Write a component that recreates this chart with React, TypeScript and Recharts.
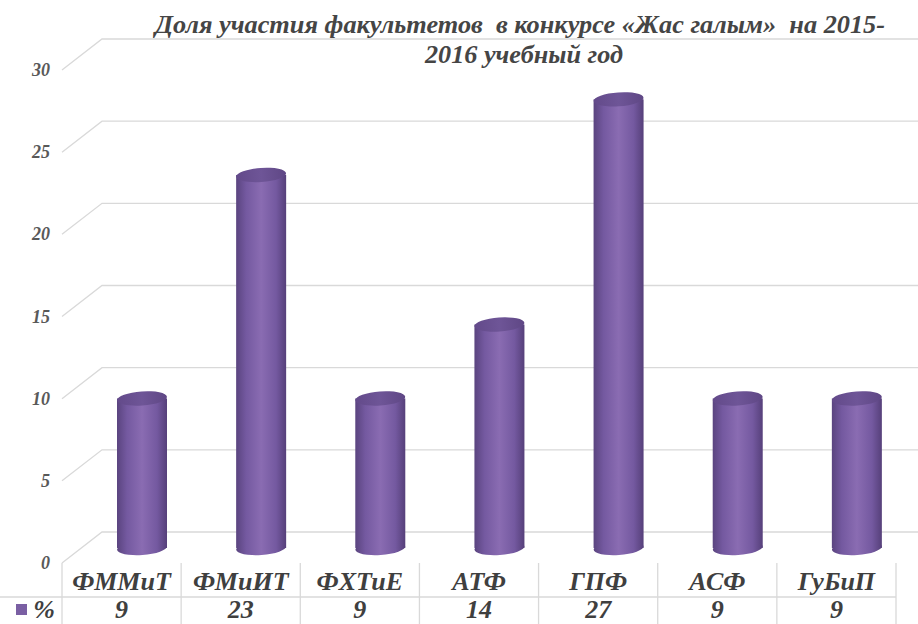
import { BarChart, Bar, XAxis, YAxis, CartesianGrid } from "recharts";

const faculties = ["ФММиТ", "ФМиИТ", "ФХТиЕ", "АТФ", "ГПФ", "АСФ", "ГуБиП"];
// bar heights; the table shows them rounded
const shares = [9.1, 22.7, 9.1, 13.6, 27.3, 9.1, 9.1];
const yTicks = [0, 5, 10, 15, 20, 25, 30];
const seriesName = "%";
const titleLine1 = "Доля участия факультетов  в конкурсе «Жас галым»  на 2015-";
const titleLine2 = "2016 учебный год";

const data = faculties.map((name, i) => ({ name, value: shares[i] }));

const W = 918;
const H = 624;
const LEFT = 82;
const RIGHT = 2;
const PLOT_W = W - LEFT - RIGHT;
const BAND = PLOT_W / faculties.length;
// 3D offsets: front edge of the floor/table vs back wall
const DX = 20;
const FRONT_DY = 15;
const BACK_DY = 16;

const FONT = "Times New Roman, Liberation Serif, DejaVu Serif, serif";
const GRID = "#d9d9d9";

const gridLine = (props: any) => {
  const { x1, x2, y1 } = props;
  return (
    <polyline
      key={props.key ?? `g-${y1}`}
      points={`${x1 - DX},${y1 + FRONT_DY} ${x1 + DX},${y1 - BACK_DY} ${x2 + RIGHT},${y1 - BACK_DY}`}
      fill="none"
      stroke={GRID}
      strokeWidth={1.3}
    />
  );
};

const YTick = ({ y, payload }: any) => (
  <text
    x={50}
    y={y + FRONT_DY}
    textAnchor="end"
    dominantBaseline="central"
    fontFamily={FONT}
    fontWeight={700}
    fontStyle="italic"
    fontSize={18}
    fill="#595959"
  >
    {payload.value}
  </text>
);

const TableTick = ({ x, y, payload, index }: any) => {
  const cx = x - DX;
  const left = cx - BAND / 2;
  const right = cx + BAND / 2;
  const top = y + FRONT_DY;
  const mid = y + 49;
  const textProps = {
    fontFamily: FONT,
    fontWeight: 700,
    fontStyle: "italic",
    fontSize: 26,
    fill: "#3f3f3f",
    textAnchor: "middle" as const,
  };
  return (
    <g>
      {index === 0 && (
        <g>
          <line x1={left} y1={top} x2={left} y2={H} stroke={GRID} strokeWidth={1.3} />
          <line x1={0} y1={mid} x2={left} y2={mid} stroke={GRID} strokeWidth={1.3} />
          <rect x={16} y={mid + 7} width={11} height={11} fill="#7a5fa3" />
          <text {...textProps} x={44} y={mid + 21}>
            {seriesName}
          </text>
        </g>
      )}
      <line x1={right} y1={top} x2={right} y2={H} stroke={GRID} strokeWidth={1.3} />
      <line x1={left} y1={mid} x2={right} y2={mid} stroke={GRID} strokeWidth={1.3} />
      <text {...textProps} x={cx} y={y + 42}>
        {payload.value}
      </text>
      <text {...textProps} x={cx} y={y + 70}>
        {Math.round(shares[index])}
      </text>
    </g>
  );
};

const Cylinder = (props: any) => {
  const { x, y, width, height } = props;
  const rx = width / 2;
  const ry = 7;
  const cx = x + rx;
  const bottom = y + height;
  return (
    <g>
      <ellipse
        cx={cx}
        cy={bottom}
        rx={rx}
        ry={ry}
        fill="url(#cylBody)"
        transform={`rotate(-4 ${cx} ${bottom})`}
      />
      <rect x={x} y={y} width={width} height={height} fill="url(#cylBody)" />
      <ellipse
        cx={cx}
        cy={y}
        rx={rx}
        ry={ry}
        fill="url(#cylTop)"
        transform={`rotate(-4 ${cx} ${y})`}
      />
    </g>
  );
};

export default function App() {
  return (
    <div style={{ position: "absolute", left: 0, top: 0, width: W, height: H, background: "#fff" }}>
      <svg width={0} height={0} style={{ position: "absolute" }}>
        <defs>
          <linearGradient id="cylBody" x1="0" y1="0" x2="1" y2="0">
            <stop offset="0%" stopColor="#5a447f" />
            <stop offset="20%" stopColor="#7459a0" />
            <stop offset="50%" stopColor="#8a6cb2" />
            <stop offset="80%" stopColor="#7459a0" />
            <stop offset="100%" stopColor="#56407a" />
          </linearGradient>
          <linearGradient id="cylTop" x1="0" y1="0" x2="1" y2="0">
            <stop offset="0%" stopColor="#634a8a" />
            <stop offset="50%" stopColor="#6e5597" />
            <stop offset="100%" stopColor="#5f4785" />
          </linearGradient>
        </defs>
      </svg>
      <BarChart
        width={W}
        height={H}
        data={data}
        margin={{ top: 55, right: RIGHT, bottom: 0, left: 0 }}
        barCategoryGap={0}
      >
        <CartesianGrid vertical={false} horizontal={gridLine} />
        <XAxis
          dataKey="name"
          height={76}
          axisLine={false}
          tickLine={false}
          tickSize={0}
          tickMargin={0}
          interval={0}
          tick={<TableTick />}
        />
        <YAxis
          width={LEFT}
          domain={[0, 30]}
          ticks={yTicks}
          axisLine={false}
          tickLine={false}
          tick={<YTick />}
        />
        <Bar dataKey="value" barSize={50} shape={<Cylinder />} isAnimationActive={false} />
      </BarChart>
      <svg
        width={W}
        height={80}
        style={{ position: "absolute", left: 0, top: 0, pointerEvents: "none" }}
      >
        <text
          x={520}
          y={33}
          textAnchor="middle"
          fontFamily={FONT}
          fontWeight={700}
          fontStyle="italic"
          fontSize={25}
          fill="#454545"
          textLength={730}
          lengthAdjust="spacingAndGlyphs"
          style={{ whiteSpace: "pre" }}
        >
          {titleLine1}
        </text>
        <text
          x={524}
          y={63}
          textAnchor="middle"
          fontFamily={FONT}
          fontWeight={700}
          fontStyle="italic"
          fontSize={25}
          fill="#454545"
          textLength={198}
          lengthAdjust="spacingAndGlyphs"
        >
          {titleLine2}
        </text>
      </svg>
    </div>
  );
}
+ + + + +
**Given request**
Your task is an exact transcription of all the data, minus the pictures.

**Task response**
Write a component that recreates this chart with React, TypeScript and Recharts.
import { BarChart, Bar, XAxis, YAxis, CartesianGrid } from "recharts";

const faculties = ["ФММиТ", "ФМиИТ", "ФХТиЕ", "АТФ", "ГПФ", "АСФ", "ГуБиП"];
// bar heights; the table shows them rounded
const shares = [9.1, 22.7, 9.1, 13.6, 27.3, 9.1, 9.1];
const yTicks = [0, 5, 10, 15, 20, 25, 30];
const seriesName = "%";
const titleLine1 = "Доля участия факультетов  в конкурсе «Жас галым»  на 2015-";
const titleLine2 = "2016 учебный год";

const data = faculties.map((name, i) => ({ name, value: shares[i] }));

const W = 918;
const H = 624;
const LEFT = 82;
const RIGHT = 2;
const PLOT_W = W - LEFT - RIGHT;
const BAND = PLOT_W / faculties.length;
// 3D offsets: front edge of the floor/table vs back wall
const DX = 20;
const FRONT_DY = 15;
const BACK_DY = 16;

const FONT = "Times New Roman, Liberation Serif, DejaVu Serif, serif";
const GRID = "#d9d9d9";

const gridLine = (props: any) => {
  const { x1, x2, y1 } = props;
  return (
    <polyline
      key={props.key ?? `g-${y1}`}
      points={`${x1 - DX},${y1 + FRONT_DY} ${x1 + DX},${y1 - BACK_DY} ${x2 + RIGHT},${y1 - BACK_DY}`}
      fill="none"
      stroke={GRID}
      strokeWidth={1.3}
    />
  );
};

const YTick = ({ y, payload }: any) => (
  <text
    x={50}
    y={y + FRONT_DY}
    textAnchor="end"
    dominantBaseline="central"
    fontFamily={FONT}
    fontWeight={700}
    fontStyle="italic"
    fontSize={18}
    fill="#595959"
  >
    {payload.value}
  </text>
);

const TableTick = ({ x, y, payload, index }: any) => {
  const cx = x - DX;
  const left = cx - BAND / 2;
  const right = cx + BAND / 2;
  const top = y + FRONT_DY;
  const mid = y + 49;
  const textProps = {
    fontFamily: FONT,
    fontWeight: 700,
    fontStyle: "italic",
    fontSize: 26,
    fill: "#3f3f3f",
    textAnchor: "middle" as const,
  };
  return (
    <g>
      {index === 0 && (
        <g>
          <line x1={left} y1={top} x2={left} y2={H} stroke={GRID} strokeWidth={1.3} />
          <line x1={0} y1={mid} x2={left} y2={mid} stroke={GRID} strokeWidth={1.3} />
          <rect x={16} y={mid + 7} width={11} height={11} fill="#7a5fa3" />
          <text {...textProps} x={44} y={mid + 21}>
            {seriesName}
          </text>
        </g>
      )}
      <line x1={right} y1={top} x2={right} y2={H} stroke={GRID} strokeWidth={1.3} />
      <line x1={left} y1={mid} x2={right} y2={mid} stroke={GRID} strokeWidth={1.3} />
      <text {...textProps} x={cx} y={y + 42}>
        {payload.value}
      </text>
      <text {...textProps} x={cx} y={y + 70}>
        {Math.round(shares[index])}
      </text>
    </g>
  );
};

const Cylinder = (props: any) => {
  const { x, y, width, height } = props;
  const rx = width / 2;
  const ry = 7;
  const cx = x + rx;
  const bottom = y + height;
  return (
    <g>
      <ellipse
        cx={cx}
        cy={bottom}
        rx={rx}
        ry={ry}
        fill="url(#cylBody)"
        transform={`rotate(-4 ${cx} ${bottom})`}
      />
      <rect x={x} y={y} width={width} height={height} fill="url(#cylBody)" />
      <ellipse
        cx={cx}
        cy={y}
        rx={rx}
        ry={ry}
        fill="url(#cylTop)"
        transform={`rotate(-4 ${cx} ${y})`}
      />
    </g>
  );
};

export default function App() {
  return (
    <div style={{ position: "absolute", left: 0, top: 0, width: W, height: H, background: "#fff" }}>
      <svg width={0} height={0} style={{ position: "absolute" }}>
        <defs>
          <linearGradient id="cylBody" x1="0" y1="0" x2="1" y2="0">
            <stop offset="0%" stopColor="#5a447f" />
            <stop offset="20%" stopColor="#7459a0" />
            <stop offset="50%" stopColor="#8a6cb2" />
            <stop offset="80%" stopColor="#7459a0" />
            <stop offset="100%" stopColor="#56407a" />
          </linearGradient>
          <linearGradient id="cylTop" x1="0" y1="0" x2="1" y2="0">
            <stop offset="0%" stopColor="#634a8a" />
            <stop offset="50%" stopColor="#6e5597" />
            <stop offset="100%" stopColor="#5f4785" />
          </linearGradient>
        </defs>
      </svg>
      <BarChart
        width={W}
        height={H}
        data={data}
        margin={{ top: 55, right: RIGHT, bottom: 0, left: 0 }}
        barCategoryGap={0}
      >
        <CartesianGrid vertical={false} horizontal={gridLine} />
        <XAxis
          dataKey="name"
          height={76}
          axisLine={false}
          tickLine={false}
          tickSize={0}
          tickMargin={0}
          interval={0}
          tick={<TableTick />}
        />
        <YAxis
          width={LEFT}
          domain={[0, 30]}
          ticks={yTicks}
          axisLine={false}
          tickLine={false}
          tick={<YTick />}
        />
        <Bar dataKey="value" barSize={50} shape={<Cylinder />} isAnimationActive={false} />
      </BarChart>
      <svg
        width={W}
        height={80}
        style={{ position: "absolute", left: 0, top: 0, pointerEvents: "none" }}
      >
        <text
          x={520}
          y={33}
          textAnchor="middle"
          fontFamily={FONT}
          fontWeight={700}
          fontStyle="italic"
          fontSize={25}
          fill="#454545"
          textLength={730}
          lengthAdjust="spacingAndGlyphs"
          style={{ whiteSpace: "pre" }}
        >
          {titleLine1}
        </text>
        <text
          x={524}
          y={63}
          textAnchor="middle"
          fontFamily={FONT}
          fontWeight={700}
          fontStyle="italic"
          fontSize={25}
          fill="#454545"
          textLength={198}
          lengthAdjust="spacingAndGlyphs"
        >
          {titleLine2}
        </text>
      </svg>
    </div>
  );
}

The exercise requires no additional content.